一方、国はこれまで、過去の地震の履歴から「後発地震注意情報」の発表は平均すると2年に1回程度と頻繁に出されるとする見通しを示していました。
専門家「20~30年間隔で繰り返し発生」
専門家は「今回の震源域周辺では、マグニチュード7クラスの地震が2、30年間隔で繰り返し起きている」と指摘したうえで、後発地震に備えて日常生活を送りながらも、適切に避難ができるようにしてほしいと呼びかけています。
東北大学災害科学国際研究所の今村文彦教授によりますと、青森県東方沖では、これまでもマグニチュード7程度の地震が20年から30年ほどの間隔で繰り返し起きていて、今回の地震もその活動の一環だとみられるということです。

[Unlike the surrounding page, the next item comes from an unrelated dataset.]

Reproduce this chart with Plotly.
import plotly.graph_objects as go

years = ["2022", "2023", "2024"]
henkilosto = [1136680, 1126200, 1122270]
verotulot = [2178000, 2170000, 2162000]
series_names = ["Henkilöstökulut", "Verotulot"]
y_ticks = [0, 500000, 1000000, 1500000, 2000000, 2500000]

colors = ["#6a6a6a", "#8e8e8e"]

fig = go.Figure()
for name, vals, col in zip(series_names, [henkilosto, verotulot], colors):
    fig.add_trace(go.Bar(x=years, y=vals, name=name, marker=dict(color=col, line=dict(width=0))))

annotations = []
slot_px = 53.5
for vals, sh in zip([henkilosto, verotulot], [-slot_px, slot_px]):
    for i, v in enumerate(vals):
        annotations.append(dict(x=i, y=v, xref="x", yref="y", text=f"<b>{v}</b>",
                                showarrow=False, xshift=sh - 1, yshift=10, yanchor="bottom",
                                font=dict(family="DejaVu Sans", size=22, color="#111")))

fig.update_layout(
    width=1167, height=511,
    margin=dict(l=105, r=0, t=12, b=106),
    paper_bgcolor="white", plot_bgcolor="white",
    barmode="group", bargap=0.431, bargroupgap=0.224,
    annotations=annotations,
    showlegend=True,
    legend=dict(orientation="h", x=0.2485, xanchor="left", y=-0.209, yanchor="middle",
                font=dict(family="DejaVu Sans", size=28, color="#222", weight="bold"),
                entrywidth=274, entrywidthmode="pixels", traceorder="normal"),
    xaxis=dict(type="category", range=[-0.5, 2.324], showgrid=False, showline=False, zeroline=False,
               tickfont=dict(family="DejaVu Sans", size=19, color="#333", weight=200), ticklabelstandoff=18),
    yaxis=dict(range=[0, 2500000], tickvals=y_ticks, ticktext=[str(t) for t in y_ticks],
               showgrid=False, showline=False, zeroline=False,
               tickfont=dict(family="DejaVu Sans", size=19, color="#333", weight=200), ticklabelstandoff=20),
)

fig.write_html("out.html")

近くでは、1968年の十勝沖地震が起きていますが、震源がやや離れているため、関連があるとは考えにくいとしています。
また、南に離れた三陸沖では先月9日にマグニチュード6.9の地震が起きるなど、地震活動が続いていますが、震源が離れていることから、直接の関係はないとみられるということです。
今村教授の研究グループが、地震のデータなどをもとに今回の地震で津波がどのように伝わったかシミュレーションを行ったところ、地震発生直後には青森県や岩手県のほか北海道の南部付近に第1波が押し寄せている様子が再現されたということです。
今回の津波について、今村教授は「第1波の到達が早く、津波の周期が短いことが特徴だ。周期の短い津波は流れが速くなる傾向があるため、強い流れで養殖いかだや漁船が被害を受けた可能性がある」と指摘しています。
その上で、後発地震への備えについて「対象地域に住む方は日頃の生活を送りながら津波が発生した場合は迅速に、適切に避難できるように備えてほしい」と呼びかけています。